Gilder considers this economic state an emergency crisis. He wisely states, welfare should provide temporary relief to individuals in financial trouble not permenant relief. For most people welfare is a passing phase. Briefly moving into welfare and often times never returning. The economic reality is that as the recession continues welfare should be allowed to decline.

Racism is not does not adequately reason to explain disportionate wealth distribution for black men. He acknowledges that disportionally lower wages for women and black men are prevalent. Gilder believed the conclusions of the anti-discrimination drive will lead to demoralization, work-force withdrawal, family breakdown, and the decay of the spirit of work.
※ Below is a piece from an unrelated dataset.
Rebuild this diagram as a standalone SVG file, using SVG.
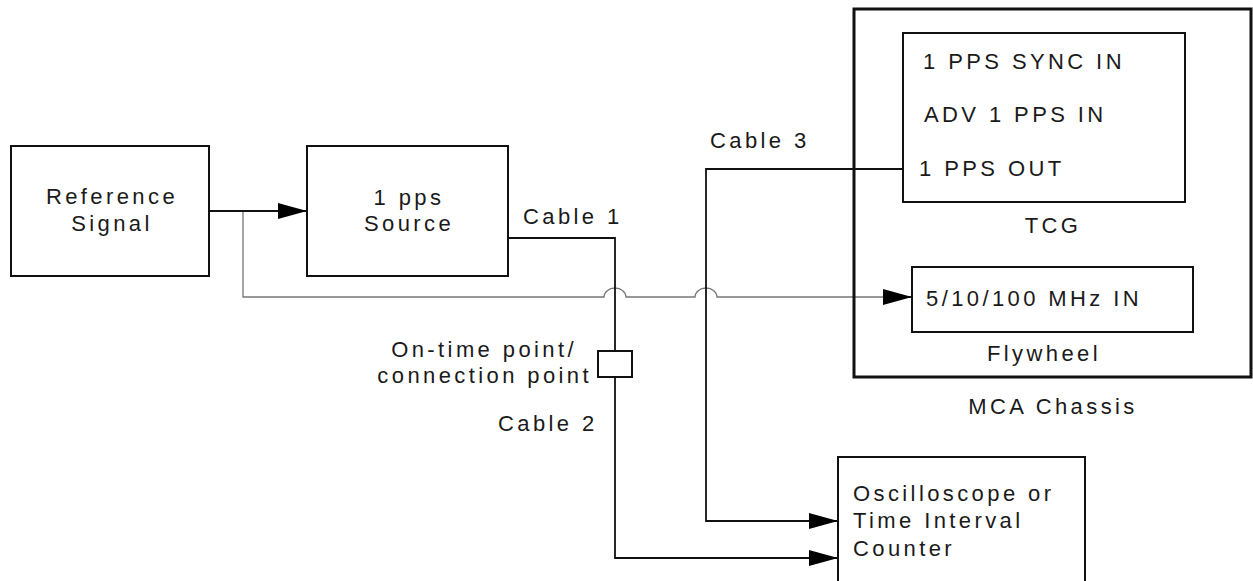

In short, Glider advocates businesses must have faith in the outcome of capitalism. "Equality, bureacratic rationality, sexual liberation, the pursuit of pleasure, all values of an advance society are inconsistent with the disciplines and investoments of economic and technical advance." The idea of economic futility, not capitalistic growth gives way to hedonism and sensuality. The concept of permenant poverty relies heavily on the perception of a deteriorating world. All creative thought is in a sense religious, initially a product of faith and belief. The creative process requires a plunges in the dark and unknown. The problems of today are the new frontieer of tommorow.